Later in the year, the Water Efficiency Conference in Melbourne sharpened the lens on leakage, smart metering, analytics and community engagement.

Each gathering created what Cheeseman described as “a tail,” with conversations continuing into boardrooms, ministerial submissions and project collaborations. Members increasingly sought digital access alongside face-to-face sessions, with AWA investing in platforms to extend the impact of events beyond the conference centre.

Looking ahead, Ozwater’26 in Brisbane will be the flagship event, running from May 26 to 28. Themes are expected to include recycled water, stormwater reuse, desalination readiness and the role of culture in sustaining sector resilience. With Queensland’s growth trajectory and climate outlook, Brisbane provides an apt stage for debating how utilities, regulators and suppliers can plan for the long term.

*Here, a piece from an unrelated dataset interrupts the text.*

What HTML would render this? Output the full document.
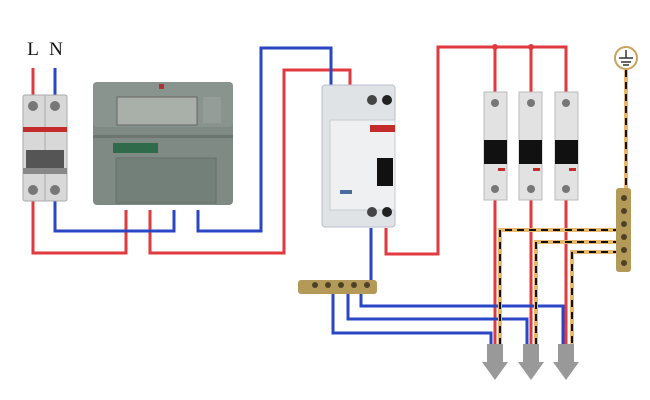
<!DOCTYPE html>
<html><head><meta charset="utf-8"><style>
html,body{margin:0;padding:0;background:#fff;width:650px;height:400px;overflow:hidden}
</style></head><body>
<svg width="650" height="400" viewBox="0 0 650 400" xmlns="http://www.w3.org/2000/svg">
<rect width="650" height="400" fill="#fff"/>
<text x="33" y="55" font-family="Liberation Serif, serif" font-size="19" text-anchor="middle" fill="#111">L</text>
<text x="56" y="55" font-family="Liberation Serif, serif" font-size="19" text-anchor="middle" fill="#111">N</text>

<g fill="none" stroke-width="3" stroke-linejoin="miter">
<!-- red wires -->
<polyline stroke="#e0393f" points="33,68 33,95"/>
<polyline stroke="#e0393f" points="33,200 33,253 126,253 126,210"/>
<polyline stroke="#e0393f" points="150,210 150,253 284,253 284,70 350,70 350,85"/>
<polyline stroke="#e0393f" points="386,228 386,254 438,254 438,47 566,47 566,92"/>
<polyline stroke="#e0393f" points="495,47 495,92"/>
<polyline stroke="#e0393f" points="531,47 531,92"/>
<polyline stroke="#e0393f" points="495,200 495,344"/>
<polyline stroke="#e0393f" points="531,200 531,344"/>
<polyline stroke="#e0393f" points="566,200 566,344"/>
<!-- blue wires -->
<polyline stroke="#2b46c4" points="55,68 55,95"/>
<polyline stroke="#2b46c4" points="55,200 55,231 174,231 174,210"/>
<polyline stroke="#2b46c4" points="198,210 198,231 261,231 261,48 331,48 331,85"/>
<polyline stroke="#2b46c4" points="371,228 371,284"/>
<polyline stroke="#2b46c4" points="333,292 333,333 491,333 491,344"/>
<polyline stroke="#2b46c4" points="348,292 348,319 527,319 527,344"/>
<polyline stroke="#2b46c4" points="361,292 361,306 563,306 563,344"/>
</g>
<circle cx="495" cy="47" r="3" fill="#e0393f"/>
<circle cx="531" cy="47" r="3" fill="#e0393f"/>

<!-- earth wires -->
<g fill="none" stroke-width="4">
<g stroke="#e5b969">
<polyline points="626,70 626,192"/>
<polyline points="620,230 500,230 500,344"/>
<polyline points="620,242 536,242 536,344"/>
<polyline points="620,252 572,252 572,344"/>
</g>
<g stroke="#111" stroke-width="2" stroke-dasharray="7,5">
<polyline points="626,70 626,192"/>
<polyline points="620,230 500,230 500,344"/>
<polyline points="620,242 536,242 536,344"/>
<polyline points="620,252 572,252 572,344"/>
</g>
</g>
<circle cx="626" cy="58" r="11" fill="#fff" stroke="#c9a15a" stroke-width="2"/>
<g stroke="#333" stroke-width="1.5"><line x1="626" y1="50" x2="626" y2="58"/><line x1="619" y1="58" x2="633" y2="58"/><line x1="621" y1="62" x2="631" y2="62"/><line x1="623" y1="65" x2="629" y2="65"/></g>

<!-- earth bus -->
<rect x="616" y="188" width="15" height="84" rx="3" fill="#b39a58"/>
<g fill="#4e4226"><circle cx="624" cy="198" r="3"/><circle cx="624" cy="211" r="3"/><circle cx="624" cy="224" r="3"/><circle cx="624" cy="237" r="3"/><circle cx="624" cy="250" r="3"/><circle cx="624" cy="263" r="3"/></g>

<!-- neutral bus -->
<rect x="298" y="280" width="79" height="14" rx="3" fill="#b39a58"/>
<g fill="#4e4226"><circle cx="315" cy="285" r="3"/><circle cx="328" cy="285" r="3"/><circle cx="341" cy="285" r="3"/><circle cx="354" cy="285" r="3"/><circle cx="367" cy="285" r="3"/></g>

<!-- arrows -->
<g fill="#999">
<polygon points="487,344 503,344 503,362 508,362 495,380 482,362 487,362"/>
<polygon points="523,344 539,344 539,362 544,362 531,380 518,362 523,362"/>
<polygon points="558,344 574,344 574,362 579,362 566,380 553,362 558,362"/>
</g>

<!-- 2-pole breaker -->
<rect x="23" y="95" width="44" height="106" rx="2" fill="#d8d8d8" stroke="#aaa"/>
<line x1="45" y1="95" x2="45" y2="201" stroke="#aaa"/>
<rect x="23" y="127" width="44" height="5" fill="#c42c2c"/>
<rect x="26" y="150" width="38" height="20" fill="#555"/>
<rect x="23" y="168" width="44" height="6" fill="#888"/>
<circle cx="33" cy="106" r="5" fill="#777"/><circle cx="55" cy="106" r="5" fill="#777"/>
<circle cx="33" cy="190" r="5" fill="#777"/><circle cx="55" cy="190" r="5" fill="#777"/>

<!-- meter -->
<rect x="93" y="82" width="140" height="123" rx="4" fill="#7f8a84"/>
<rect x="93" y="82" width="140" height="45" rx="4" fill="#8a948f"/>
<rect x="117" y="97" width="80" height="28" fill="#a9b0aa" stroke="#666"/>
<rect x="203" y="97" width="18" height="26" fill="#959d98"/>
<rect x="93" y="135" width="140" height="3" fill="#6c7570"/>
<rect x="113" y="143" width="45" height="10" fill="#2f6b4a"/>
<rect x="116" y="158" width="100" height="45" fill="#738079" stroke="#65706a"/>
<rect x="159" y="84" width="5" height="5" fill="#a33"/>

<!-- RCD -->
<rect x="322" y="85" width="73" height="142" rx="3" fill="#dfe3e6" stroke="#bbc"/>
<rect x="330" y="120" width="65" height="90" fill="#eef0f2" stroke="#c8ccd0"/>
<rect x="370" y="125" width="25" height="7" fill="#c42c2c"/>
<rect x="377" y="158" width="16" height="28" fill="#111"/>
<circle cx="372" cy="100" r="5" fill="#444"/><circle cx="387" cy="100" r="5" fill="#222"/>
<circle cx="372" cy="212" r="5" fill="#444"/><circle cx="387" cy="212" r="5" fill="#222"/>
<rect x="340" y="190" width="12" height="4" fill="#4b6a9a"/>

<!-- 1-pole breakers -->
<g>
<rect x="484" y="92" width="23" height="108" fill="#e2e2e2" stroke="#bbb"/>
<rect x="519" y="92" width="23" height="108" fill="#e2e2e2" stroke="#bbb"/>
<rect x="555" y="92" width="23" height="108" fill="#e2e2e2" stroke="#bbb"/>
<g fill="#111">
<rect x="484" y="140" width="23" height="24"/><rect x="519" y="140" width="23" height="24"/><rect x="555" y="140" width="23" height="24"/>
</g>
<g fill="#777">
<circle cx="495" cy="103" r="4"/><circle cx="531" cy="103" r="4"/><circle cx="566" cy="103" r="4"/>
<circle cx="495" cy="189" r="4"/><circle cx="531" cy="189" r="4"/><circle cx="566" cy="189" r="4"/>
</g>
<g fill="#c42c2c"><rect x="498" y="168" width="7" height="3"/><rect x="533" y="168" width="7" height="3"/><rect x="569" y="168" width="7" height="3"/></g>
</g>
</svg>
</body></html>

Cheeseman stressed that the sector’s work is not measured in single years.

“I think it’s hard to frame transformation within a single year,” she said.

“What we are going through will probably last for a decade. The opportunities now are about positioning ourselves as trusted players in building resilient communities. That takes planning, it takes skills, and it takes time to get right.”

Future of water in focus

The Australian water sector of 2026 will inherit both unfinished business and fresh opportunities. Productivity reviews, capital submissions and operator training programs are already setting the agenda. Climate extremes will continue to create discomfort for governments and communities, testing the sector’s ability to argue for infrastructure even when dams are spilling.

For Cheeseman, the message is simple: purpose must stay at the centre of every decision.

“Water is life,” she said. “We are purpose-driven in this sector, and that purpose holds when conditions are difficult. The work ahead will be complex, but it is achievable if we plan effectively and remain open to feedback. We will be there every step of the way.”

As 2026 approaches, AWA’s Strategy 2030 will launch, setting a bold course for transformational change. It will build on the achievements of Strategy’25, including digital initiatives that connected members and elevated Aboriginal and Torres Strait Islander voices, while deepening member value and capabilities for the future. Priorities will include climate resilience, major infrastructure renewal, digital transformation, and workforce capability and diversity.

Cheeseman also sees the sector’s international role strengthening. Australia’s hard-won expertise in drought resilience, reuse, and integrated planning is increasingly relevant for regions facing scarcity.

“Australia has a responsibility to share what we know,” she said. “Strengthening partnerships abroad, while learning from others, is key to building collective global resilience.”

Digital transformation shaping resilience

Alongside investment and skills, digital innovation has become a defining feature of the sector’s progress. From advanced metering infrastructure to artificial intelligence for asset management, utilities are trialling tools that can deliver real-time insights into both networks and customer behaviour. These systems allow operators to detect leaks earlier, manage demand more efficiently, and communicate with households in ways that build confidence.

Cheeseman sees digital capability as essential to the sector’s future.

“Digital transformation is not an optional extra,” she said. “It is already shaping how we deliver services, how we manage costs, and how we engage communities. It helps utilities meet expectations around affordability while also building resilience into the system. We are just at the beginning of this journey, but the potential is enormous.”

The challenge now is to ensure digital benefits are shared equitably. Smaller utilities, regional councils, and communities with limited resources require support to access these tools, ensuring resilience is consistently built across Australia.

The water sector’s next chapter will be shaped by its ability to act decisively while keeping purpose at the centre, and Cheeseman wants to encourage further collaboration within the water community.

“What I want members to know is that they are not alone. We are a community, and together we can face the challenges ahead. We’ve proven that we can adapt, innovate, and inspire. That gives me enormous optimism for 2026 and beyond.”